Pesenti and two other longtime teachers who also used to work at Stockton addressed members of the Local School Council at Courtenay Thursday afternoon, saying morale is low because some teachers, many of whom used to work at Stockton, have received unjustifiably low marks on their evaluations, Pesenti said.

"I don't think I deserve to lose my license as hard as I work. You're in trouble, Sharon, based on what's going on," Pesenti said gesturing toward another former Stockton teacher Sharon Simmons, who also believes she was unfairly evaluated. "I'm about to lose my job based my evaluation. How does that make me feel?"

Simmons echoed Pesenti's sentiment, saying "If my kids are achieving two years in a row, why are my scores so low?

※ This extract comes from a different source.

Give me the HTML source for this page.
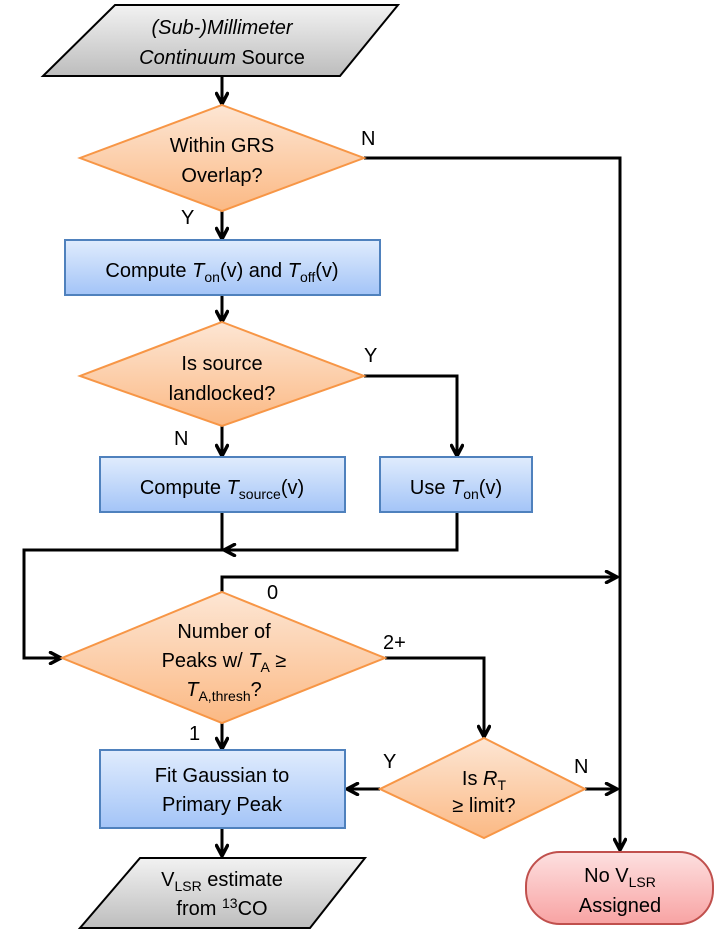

I see other people whose scores are in the toilet and I have a problem with that."

School principal Macquline King shot back, saying the evaluations are "not subjective" and that she and other evaluators write down "exactly what [we] see verbatim."

"When you all gave me my evaluation, I accepted it," King said during the heated meeting.

The new teacher evaluation system, REACH, was officially rolled out last year, though some schools piloted the system prior to that. Simmons said she and other teachers are still "learning the new system."

"I'm trying to appeal to you for some help," Simmons said.

This isn't the first time teachers at the school have spoken up about what they believe to be unfair evaluations, according to Cassandra Vickas, a parent representative on the local school council.

"I have heard many of these things," Vickas said at the meeting. "You're not telling me something I haven't heard. Your co-workers have done a very good job making sure we know how all of the grade levels feel."

Merging two schools into one was done as part of CPS' effort to close nearly 50 schools. The former Courtenay building in Ravenswood was closed and its student body was combined with kids from Stockton. Courtenay is now housed in the Stockton building at 4420 N. Beacon Ave. in Uptown — but it was renamed Courtenay.

In December of 2013, a teacher who was five months pregnant was punched in the head while trying to break up a fight between two eighth-graders. Pesenti previously called the third floor a "war zone."

"A lot of it has to do with the transition that we're working on," Vickas previously told DNAinfo Chicago, referring to the merger.

But Pesenti said the merger wasn't a problem among teachers. Former Stockton teachers and Courtenay teachers got along "beautifully" when the schools were merged, she said.

The issue is teachers don't feel supported by the current administration, Pesenti said after the meeting.

"They're scared and all of them talk about transferring," Simmons added.

Another teacher at the local school council meeting called the evaluation issue "sensitive" and that it's creating a "problem with morale."

"We need to do something for teachers who are working their hearts out," she said. "I see teachers putting in hours and working their hearts out and they don't feel appreciated. There needs to be something beyond this evaluation that shows this appreciation."